Soyinka decries lack of outrage over Darfur ‘pogrom’

3 min read

Muslim rage over cartoons published in Denmark depicting the prophet Muhammad and the genocidal killings in Darfur, Sudan, may seem at first glance to have little to do with one another, but in a talk April 12, Nobel Prize-winning Nigerian writer Wole Soyinka used the two events to make a powerful case against Islamic territorial ambitions on the African continent.

Soyinka, currently the Alphonse Fletcher Fellow at the W.E.B. Du Bois Institute for African and African American Research, gave a talk sponsored by the Du Bois Institute titled “Darfur, Cartoons, and Other Images of Race.”

Soyinka remarked on how Muslim outrage over the cartoons and the violent demonstrations that followed seemed to take attention away from other important news stories.

Among the audience members listening to Soyinka’s talk was fellow storyteller Brother Blue.

“Even the war in Iraq faded into comparative obscurity. Even the genocidal onslaught in Darfur was relegated to the obscure corners of the media,” Soyinka said.

These supposedly spontaneous acts of reprisal for insults against Muhammad resulted in the deaths of many innocent people, he said, including citizens of Soyinka’s native country of Nigeria – “people who had never tasted Danish butter” (one of the targets of proposed Muslim boycotts).

Soyinka characterized these murderous rioters as “psychopaths of faith who issue killing calls for any slight against their religious icons.” He said that while the cartoons were certainly tasteless, the manipulation of rage by cynical leaders was “far more sinister.”

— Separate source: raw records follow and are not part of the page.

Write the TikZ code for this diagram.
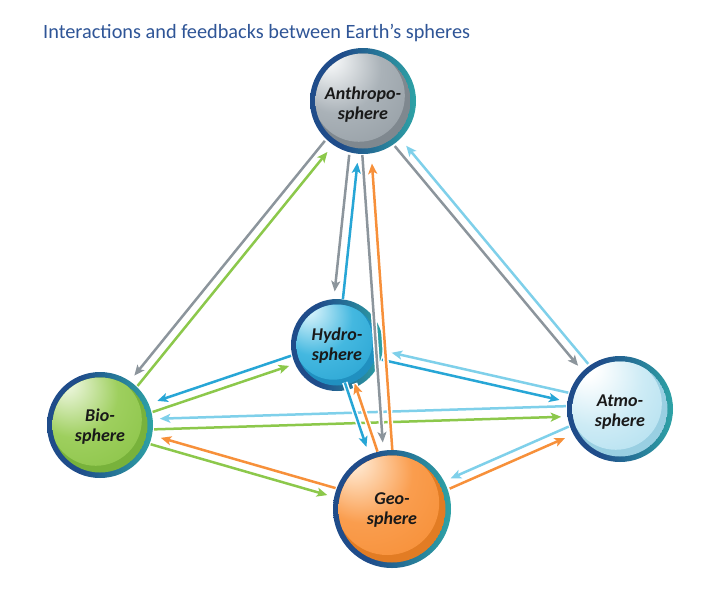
\documentclass[tikz,border=0pt]{standalone}
\usepackage{fontspec}
\setmainfont{Carlito}
\usetikzlibrary{arrows.meta,calc}

\definecolor{titleblue}{HTML}{2F5597}
\definecolor{rimL}{HTML}{1F4C8A}
\definecolor{rimR}{HTML}{2EA3A6}
\definecolor{cgrey}{HTML}{8C959C}
\definecolor{cgreen}{HTML}{8CC84B}
\definecolor{cblue}{HTML}{27A6D6}
\definecolor{clblue}{HTML}{7FD0EA}
\definecolor{corange}{HTML}{F7903A}
% sphere colours
\definecolor{hiA}{HTML}{F4F6F7}\definecolor{midA}{HTML}{AAB2B8}\definecolor{baseA}{HTML}{8F989F}\definecolor{darkA}{HTML}{7F888F}
\definecolor{hiH}{HTML}{D2F1FA}\definecolor{midH}{HTML}{44B8E0}\definecolor{baseH}{HTML}{229FCF}\definecolor{darkH}{HTML}{2090C0}
\definecolor{hiB}{HTML}{EAF5D9}\definecolor{midB}{HTML}{9ECF5E}\definecolor{baseB}{HTML}{86C142}\definecolor{darkB}{HTML}{78B23B}
\definecolor{hiG}{HTML}{FFE6CC}\definecolor{midG}{HTML}{FA9D4E}\definecolor{baseG}{HTML}{F58B30}\definecolor{darkG}{HTML}{E27C24}
\definecolor{hiT}{HTML}{FFFFFF}\definecolor{midT}{HTML}{CDEBF5}\definecolor{baseT}{HTML}{A9DCEE}\definecolor{darkT}{HTML}{99CFE2}

\pgfdeclarehorizontalshading{rim}{100bp}{color(0bp)=(rimL); color(40bp)=(rimL); color(75bp)=(rimR); color(100bp)=(rimR)}
\pgfdeclareradialshading{shA}{\pgfpoint{-18bp}{22bp}}{color(0bp)=(hiA); color(4bp)=(hiA); color(24bp)=(midA); color(50bp)=(baseA); color(70bp)=(baseA)}
\pgfdeclareradialshading{shH}{\pgfpoint{-18bp}{22bp}}{color(0bp)=(hiH); color(4bp)=(hiH); color(24bp)=(midH); color(50bp)=(baseH); color(70bp)=(baseH)}
\pgfdeclareradialshading{shB}{\pgfpoint{-18bp}{22bp}}{color(0bp)=(hiB); color(4bp)=(hiB); color(24bp)=(midB); color(50bp)=(baseB); color(70bp)=(baseB)}
\pgfdeclareradialshading{shG}{\pgfpoint{-18bp}{22bp}}{color(0bp)=(hiG); color(4bp)=(hiG); color(24bp)=(midG); color(50bp)=(baseG); color(70bp)=(baseG)}
\pgfdeclareradialshading{shT}{\pgfpoint{-18bp}{22bp}}{color(0bp)=(hiT); color(6bp)=(hiT); color(26bp)=(midT); color(50bp)=(baseT); color(70bp)=(baseT)}

\newcommand\sphere[8]{% name, x, y, R, shading, dark colour, text, text shift
  \shade[shading=rim] (#2,#3) circle (#4);
  \begin{scope}
    \clip (#2,#3) circle ({#4-5.5});
    \fill[#6] (#2,#3) circle ({#4-5.5});
    \shade[shading=#5] ({#2-0.08*#4},{#3-0.1*#4}) circle ({0.97*(#4-5.5)});
  \end{scope}
  \node[sphlabel, minimum size={2*#4 pt}, text depth=0pt] (#1) at (#2,#3) {};
  \node[sphtext] (#1-text) at ([yshift=-#8pt]#1.center) {#7};
}
% [offset]{from}{to}{colour}{start shorten}{end shorten}
\newcommand\arr[6][4.5]{%
  \draw[halo, shorten <=#5pt, shorten >=#6pt]
    ($(#2.center)!#1pt!-90:(#3.center)$) -- ($(#3.center)!#1pt!90:(#2.center)$);
  \draw[arrline, draw=#4, shorten <=#5pt, shorten >=#6pt]
    ($(#2.center)!#1pt!-90:(#3.center)$) -- ($(#3.center)!#1pt!90:(#2.center)$);
}

\begin{document}
\begin{tikzpicture}[x=1pt,y=-1pt,
  sphlabel/.style={circle, inner sep=0pt},
  sphtext/.style={inner sep=0pt, align=center, text=black!90,
     font=\fontsize{18}{20}\selectfont\bfseries\itshape},
  arrline/.style={line width=2.5pt, -{Stealth[length=10.5pt,width=9pt,inset=2.5pt]}},
  halo/.style={draw=white, line width=5.5pt}]
\useasboundingbox (0,0) rectangle (720,598);
\fill[white] (0,0) rectangle (720,598);

\node[anchor=base west, inner sep=0pt, text=titleblue, font=\fontsize{20.3}{24}\selectfont]
  (title) at (43,38) {Interactions and feedbacks between Earth’s spheres};

\sphere{anthro}{363}{101}{53}{shA}{darkA}{Anthropo-\\sphere}{4}
\sphere{hydro}{337}{345}{46}{shH}{darkH}{Hydro-\\sphere}{1}
\sphere{bio}{100}{425}{53}{shB}{darkB}{Bio-\\sphere}{2}
\sphere{geo}{392}{509}{59}{shG}{darkG}{Geo-\\sphere}{1}
\sphere{atmo}{620}{409}{53}{shT}{darkT}{Atmo-\\sphere}{3}

% Bio <-> Atmo
\arr{atmo}{bio}{clblue}{54}{60}
\arr[6]{bio}{atmo}{cgreen}{54}{59}
% Hydro <-> Atmo
\arr{atmo}{hydro}{clblue}{54}{55}
\arr{hydro}{atmo}{cblue}{47}{61}
% Bio <-> Hydro
\arr{hydro}{bio}{cblue}{47}{62}
\arr{bio}{hydro}{cgreen}{54}{52}
% Bio <-> Geo
\arr{geo}{bio}{corange}{60}{62}
\arr{bio}{geo}{cgreen}{54}{66}
% Geo <-> Atmo
\arr{atmo}{geo}{clblue}{54}{66}
\arr{geo}{atmo}{corange}{61}{62}
% Anthro <-> Bio
\arr{anthro}{bio}{cgrey}{55}{60}
\arr{bio}{anthro}{cgreen}{54}{62}
% Anthro <-> Atmo
\arr{anthro}{atmo}{cgrey}{55}{60}
\arr{atmo}{anthro}{clblue}{55}{62}
% Anthro <-> Hydro
\arr[8]{anthro}{hydro}{cgrey}{55}{53}
\arr[1]{hydro}{anthro}{cblue}{46}{62}
% Hydro <-> Geo
\arr{hydro}{geo}{cblue}{38}{67}
\arr{geo}{hydro}{corange}{59}{42}
% Anthro <-> Geo
\arr{anthro}{geo}{cgrey}{54}{67}
\arr{geo}{anthro}{corange}{59}{63}
\end{tikzpicture}
\end{document}
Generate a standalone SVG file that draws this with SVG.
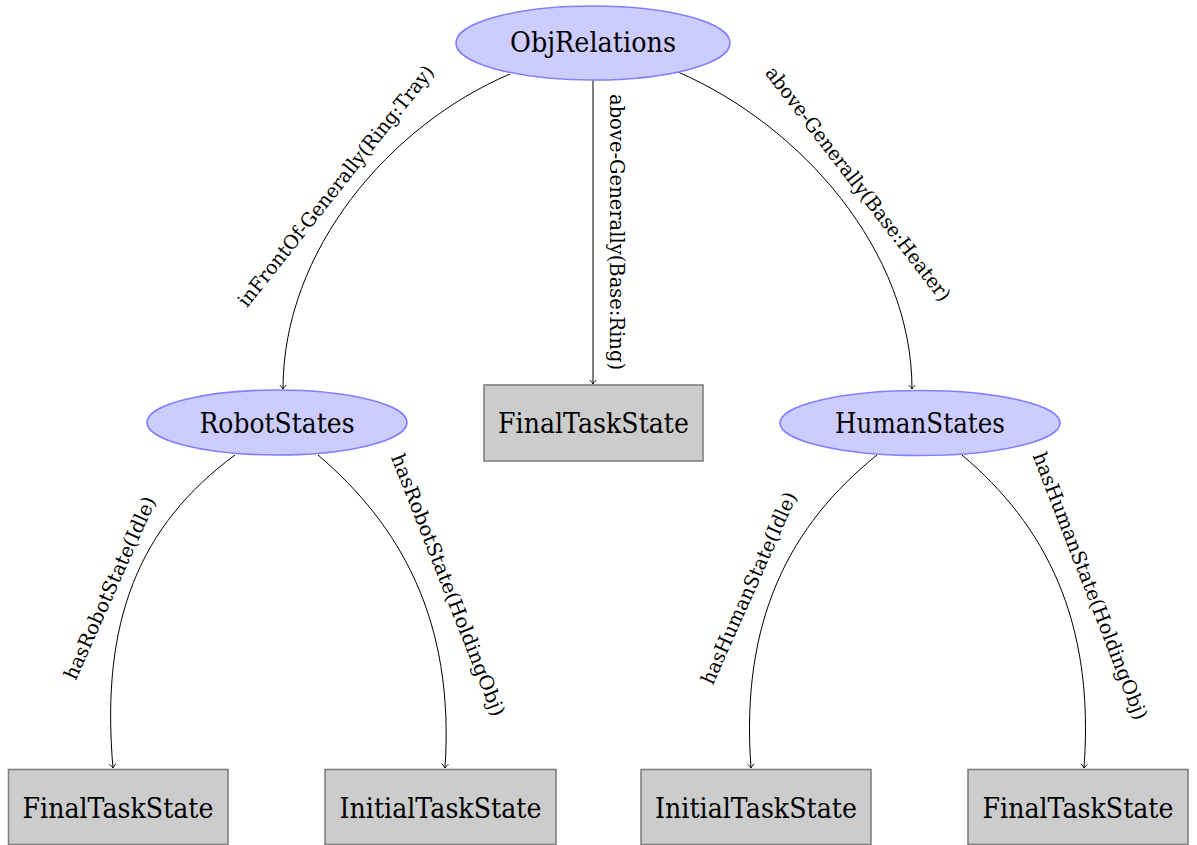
<svg xmlns="http://www.w3.org/2000/svg" width="1197" height="845" viewBox="0 0 1197 845">
<style>
.ell{fill:#ccccff;stroke:#8080ff;stroke-width:1.6}
.box{fill:#cccccc;stroke:#808080;stroke-width:1.6}
.nt{font-family:'DejaVu Serif','Liberation Serif','Times New Roman',serif;font-size:27px;fill:#000;text-anchor:middle}
.lt{font-family:'DejaVu Serif','Liberation Serif','Times New Roman',serif;font-size:19.5px;fill:#000;text-anchor:middle;dominant-baseline:central}
.edge{fill:none;stroke:#000;stroke-width:1;marker-end:url(#arr)}
</style>
<defs>
<marker id="arr" markerUnits="userSpaceOnUse" markerWidth="10" markerHeight="10" viewBox="-5 -5 10 10" refX="0" refY="0" orient="auto" overflow="visible">
<path d="M-4,-3.2 Q-1.2,-0.6 0,0 Q-1.2,0.6 -4,3.2" fill="none" stroke="#000" stroke-width="0.9"/>
</marker>
</defs>
<g id="connectors">
<path class="edge" d="M510,74 C390,125 283,250 283,389"/>
<path class="edge" d="M593,80 L593,384"/>
<path class="edge" d="M678,72 C800,125 912,250 912,389"/>
<path class="edge" d="M235,455 C140,525 100,620 113,768"/>
<path class="edge" d="M318,455 C400,525 455,620 445,768"/>
<path class="edge" d="M877,455 C790,525 740,620 751,768"/>
<path class="edge" d="M962,455 C1045,525 1095,620 1084,768"/>
<text class="lt" transform="translate(336,186) rotate(-51.5)" textLength="302" lengthAdjust="spacingAndGlyphs">inFrontOf-Generally(Ring:Tray)</text>
<text class="lt" transform="translate(616,232) rotate(90)" textLength="276" lengthAdjust="spacingAndGlyphs">above-Generally(Base:Ring)</text>
<text class="lt" transform="translate(858,184) rotate(52.4)" textLength="290" lengthAdjust="spacingAndGlyphs">above-Generally(Base:Heater)</text>
<text class="lt" transform="translate(110,588) rotate(-66)" textLength="198" lengthAdjust="spacingAndGlyphs">hasRobotState(Idle)</text>
<text class="lt" transform="translate(448,585) rotate(68.6)" textLength="280" lengthAdjust="spacingAndGlyphs">hasRobotState(HoldingObj)</text>
<text class="lt" transform="translate(749,588) rotate(-66)" textLength="208" lengthAdjust="spacingAndGlyphs">hasHumanState(Idle)</text>
<text class="lt" transform="translate(1090,586) rotate(68.8)" textLength="285" lengthAdjust="spacingAndGlyphs">hasHumanState(HoldingObj)</text>
</g>
<g id="ObjRelations">
<ellipse class="ell" cx="593" cy="43" rx="137" ry="37"/>
<text class="nt" x="593" y="52" textLength="166" lengthAdjust="spacingAndGlyphs">ObjRelations</text>
</g>
<g id="RobotStates">
<ellipse class="ell" cx="277" cy="422.5" rx="130" ry="32.5"/>
<text class="nt" x="277" y="433" textLength="155" lengthAdjust="spacingAndGlyphs">RobotStates</text>
</g>
<g id="FinalTaskState1">
<rect class="box" x="484" y="385" width="219" height="76"/>
<text class="nt" x="593.5" y="433" textLength="191" lengthAdjust="spacingAndGlyphs">FinalTaskState</text>
</g>
<g id="HumanStates">
<ellipse class="ell" cx="920" cy="423" rx="140" ry="32.5"/>
<text class="nt" x="920" y="433" textLength="170" lengthAdjust="spacingAndGlyphs">HumanStates</text>
</g>
<g id="FinalTaskState2">
<rect class="box" x="8.5" y="769.5" width="219.5" height="75"/>
<text class="nt" x="118" y="818" textLength="191" lengthAdjust="spacingAndGlyphs">FinalTaskState</text>
</g>
<g id="InitialTaskState1">
<rect class="box" x="325" y="769.5" width="231" height="75"/>
<text class="nt" x="440.5" y="818" textLength="202" lengthAdjust="spacingAndGlyphs">InitialTaskState</text>
</g>
<g id="InitialTaskState2">
<rect class="box" x="641" y="769.5" width="230" height="75"/>
<text class="nt" x="756" y="818" textLength="202" lengthAdjust="spacingAndGlyphs">InitialTaskState</text>
</g>
<g id="FinalTaskState3">
<rect class="box" x="968" y="769.5" width="220" height="75"/>
<text class="nt" x="1078" y="818" textLength="191" lengthAdjust="spacingAndGlyphs">FinalTaskState</text>
</g>
</svg>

Soyinka wondered why Muslims are not equally outraged by the ongoing “pogrom” in Darfur in which black Africans in the south are being systematically killed and driven from their homes by the Muslim-controlled government in Khatoum.

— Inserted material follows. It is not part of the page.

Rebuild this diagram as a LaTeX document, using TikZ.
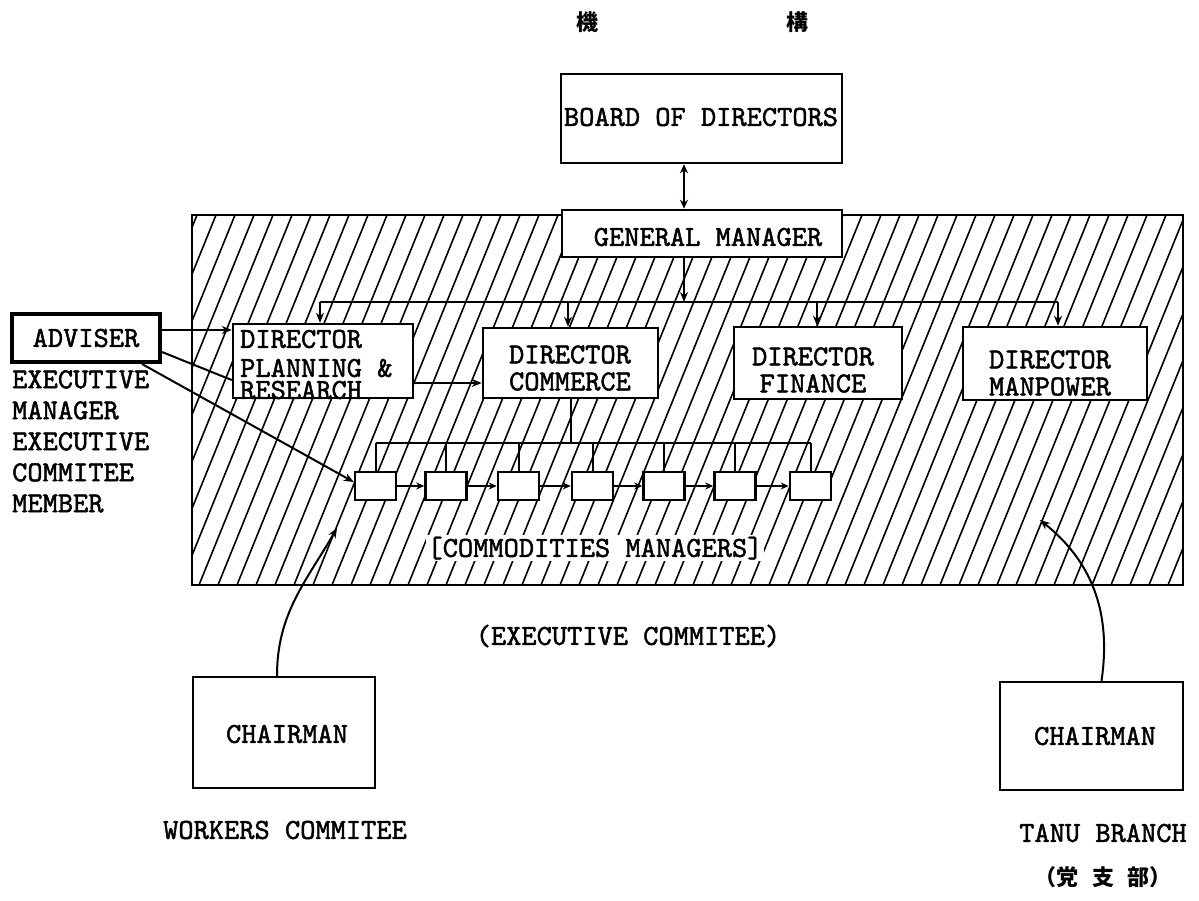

The Sudanese government’s genocidal campaign against the Darfurians, he contended, is part of a “longstanding project” of Arabization of the southern part of the country inspired by Sudanese leaders Omar al-Bashir and Hassan al-Turabi, former associates of Libyan leader Muammar al-Qaddafi. The campaign is part of a larger plan to spread Arab control over the African continent, Soyinka said.

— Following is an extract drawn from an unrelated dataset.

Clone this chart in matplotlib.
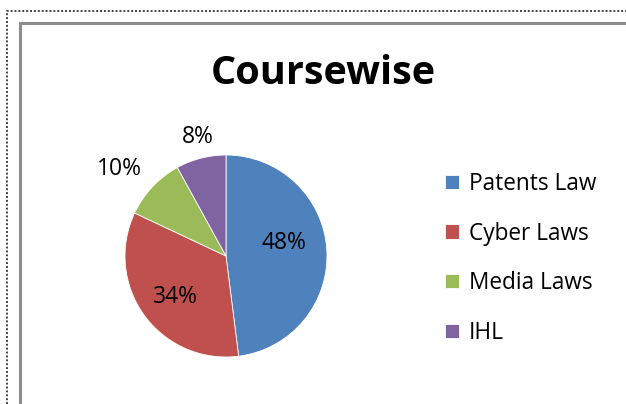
import numpy as np
import matplotlib
matplotlib.use('Agg')
import matplotlib.pyplot as plt
from matplotlib.patches import Rectangle

plt.rcParams['font.family'] = ['Open Sans', 'DejaVu Sans']

# data
courses = ['Patents Law', 'Cyber Laws', 'Media Laws', 'IHL']
shares = [48, 34, 10, 8]
colors = ['#4F81BD', '#C0504D', '#9BBB59', '#8064A2']
# label placement (radius as fraction of R) per slice
label_radius = [0.59, 0.64, 1.36, 1.21]
label_angle_shift = [9, 3, 4, -1]

W, H = 626, 404
fig = plt.figure(figsize=(W / 100, H / 100), dpi=100)

# borders
fig.patches.append(Rectangle((7 / W, -0.1), 1.2, (H - 11) / H + 0.1, transform=fig.transFigure,
                             fill=False, edgecolor='#444444', linewidth=1.4, linestyle=(0, (1, 1))))
fig.patches.append(Rectangle((20 / W, -0.1), 1.2, (H - 23) / H + 0.1, transform=fig.transFigure,
                             fill=False, edgecolor='#8c8c8c', linewidth=2.2))

# pie axes: centre (226, 256) px, radius 101 px
cx, cy, r = 226, 256, 101
ax = fig.add_axes([(cx - r) / W, (H - cy - r) / H, 2 * r / W, 2 * r / H])
wedges, _ = ax.pie(shares, colors=colors, startangle=90, counterclock=False,
                   wedgeprops=dict(edgecolor='white', linewidth=0.6))
ax.set_xlim(-1, 1)
ax.set_ylim(-1, 1)
ax.set_aspect('equal')

for w, val, rad, sh in zip(wedges, shares, label_radius, label_angle_shift):
    ang = np.deg2rad((w.theta1 + w.theta2) / 2 + sh)
    ax.text(rad * np.cos(ang), rad * np.sin(ang), f'{val}%', ha='center', va='center',
            fontsize=16.5, color='black', clip_on=False)

fig.text(323 / W, 1 - 74 / H, 'Coursewise', ha='center', va='center',
         fontsize=28.5, fontweight='bold')

fig.legend(wedges, courses, loc='upper left', bbox_to_anchor=(445 / W, 1 - 172 / H),
           frameon=False, fontsize=16.3, handlelength=0.6, handleheight=0.6,
           handletextpad=0.45, labelspacing=1.13, borderpad=0, borderaxespad=0)

fig.savefig('out.png', dpi=100)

Soyinka criticized the press for labeling any conflict that breaks out in Africa as “tribal” or “ethnic” but “going silent when the conflict is between the Arab and black world.”

This “bashfulness” about holding Arabs responsible for their crimes extends to history as well, he said. “You can’t speak about the history of slavery without engaging with the Arab role.”

Soyinka gave his talk in front of a blank screen and beside an unused overhead projector. He said that he had planned to augment his talk with photographs of the refugee camps in Darfur, but the visit he was scheduled to take to that region was cancelled by the Sudanese government. The ostensible reason was that it would have conflicted with the Arab summit in Algiers.

“Let us follow the Arab summit closely,” Soyinka suggested, “to see if they put Darfur on the agenda, or will the gathering be too busy deciding whether or not Danish butter can be served for breakfast.”